Only the number is wanted: how many lines contain "Rebuild"?

### TASK INPUT

* START *

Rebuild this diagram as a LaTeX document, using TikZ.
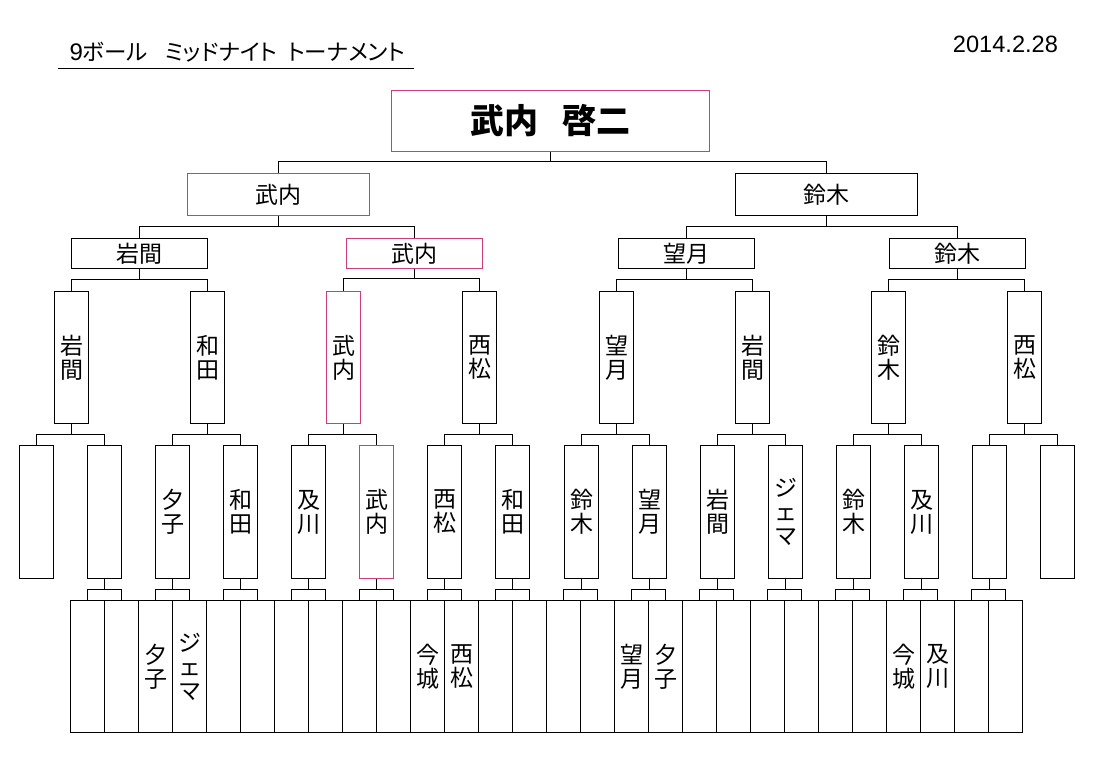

* END *
* START *

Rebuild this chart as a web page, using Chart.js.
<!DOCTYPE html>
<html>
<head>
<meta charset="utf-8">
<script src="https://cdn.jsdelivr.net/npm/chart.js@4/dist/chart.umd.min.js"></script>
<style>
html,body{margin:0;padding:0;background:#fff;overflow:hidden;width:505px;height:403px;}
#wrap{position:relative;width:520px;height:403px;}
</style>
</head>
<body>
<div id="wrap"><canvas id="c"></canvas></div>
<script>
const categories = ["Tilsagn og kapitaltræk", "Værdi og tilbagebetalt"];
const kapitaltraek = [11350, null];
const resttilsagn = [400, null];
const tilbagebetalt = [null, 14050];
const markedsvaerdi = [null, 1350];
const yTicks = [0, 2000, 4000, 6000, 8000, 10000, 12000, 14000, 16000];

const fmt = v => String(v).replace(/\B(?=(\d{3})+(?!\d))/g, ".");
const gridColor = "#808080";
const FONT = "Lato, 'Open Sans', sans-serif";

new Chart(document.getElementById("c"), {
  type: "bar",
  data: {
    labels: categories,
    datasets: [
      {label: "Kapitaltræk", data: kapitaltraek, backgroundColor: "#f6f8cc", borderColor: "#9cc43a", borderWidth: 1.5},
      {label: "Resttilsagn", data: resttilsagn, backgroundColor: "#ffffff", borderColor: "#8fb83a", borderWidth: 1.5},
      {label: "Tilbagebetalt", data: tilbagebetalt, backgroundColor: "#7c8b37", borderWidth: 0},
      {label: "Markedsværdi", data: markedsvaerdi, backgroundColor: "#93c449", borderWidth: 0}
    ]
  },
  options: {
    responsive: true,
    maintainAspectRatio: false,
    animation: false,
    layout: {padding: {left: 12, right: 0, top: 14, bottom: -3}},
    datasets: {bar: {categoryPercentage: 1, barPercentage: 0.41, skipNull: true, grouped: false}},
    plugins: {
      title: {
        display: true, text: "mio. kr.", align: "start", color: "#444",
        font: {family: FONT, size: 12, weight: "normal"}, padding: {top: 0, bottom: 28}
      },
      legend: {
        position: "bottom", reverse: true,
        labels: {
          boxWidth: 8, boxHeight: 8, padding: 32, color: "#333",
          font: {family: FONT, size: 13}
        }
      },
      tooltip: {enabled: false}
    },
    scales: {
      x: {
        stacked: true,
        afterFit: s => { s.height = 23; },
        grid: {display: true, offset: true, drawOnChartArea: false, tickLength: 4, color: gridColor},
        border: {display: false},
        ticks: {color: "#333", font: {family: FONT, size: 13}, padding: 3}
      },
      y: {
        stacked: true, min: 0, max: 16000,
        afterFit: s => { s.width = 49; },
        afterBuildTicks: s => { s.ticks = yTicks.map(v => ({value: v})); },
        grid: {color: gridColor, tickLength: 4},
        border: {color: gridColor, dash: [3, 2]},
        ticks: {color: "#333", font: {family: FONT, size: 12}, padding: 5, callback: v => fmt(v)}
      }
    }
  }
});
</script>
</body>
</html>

* END *

### OUTPUT OF THE TASK
2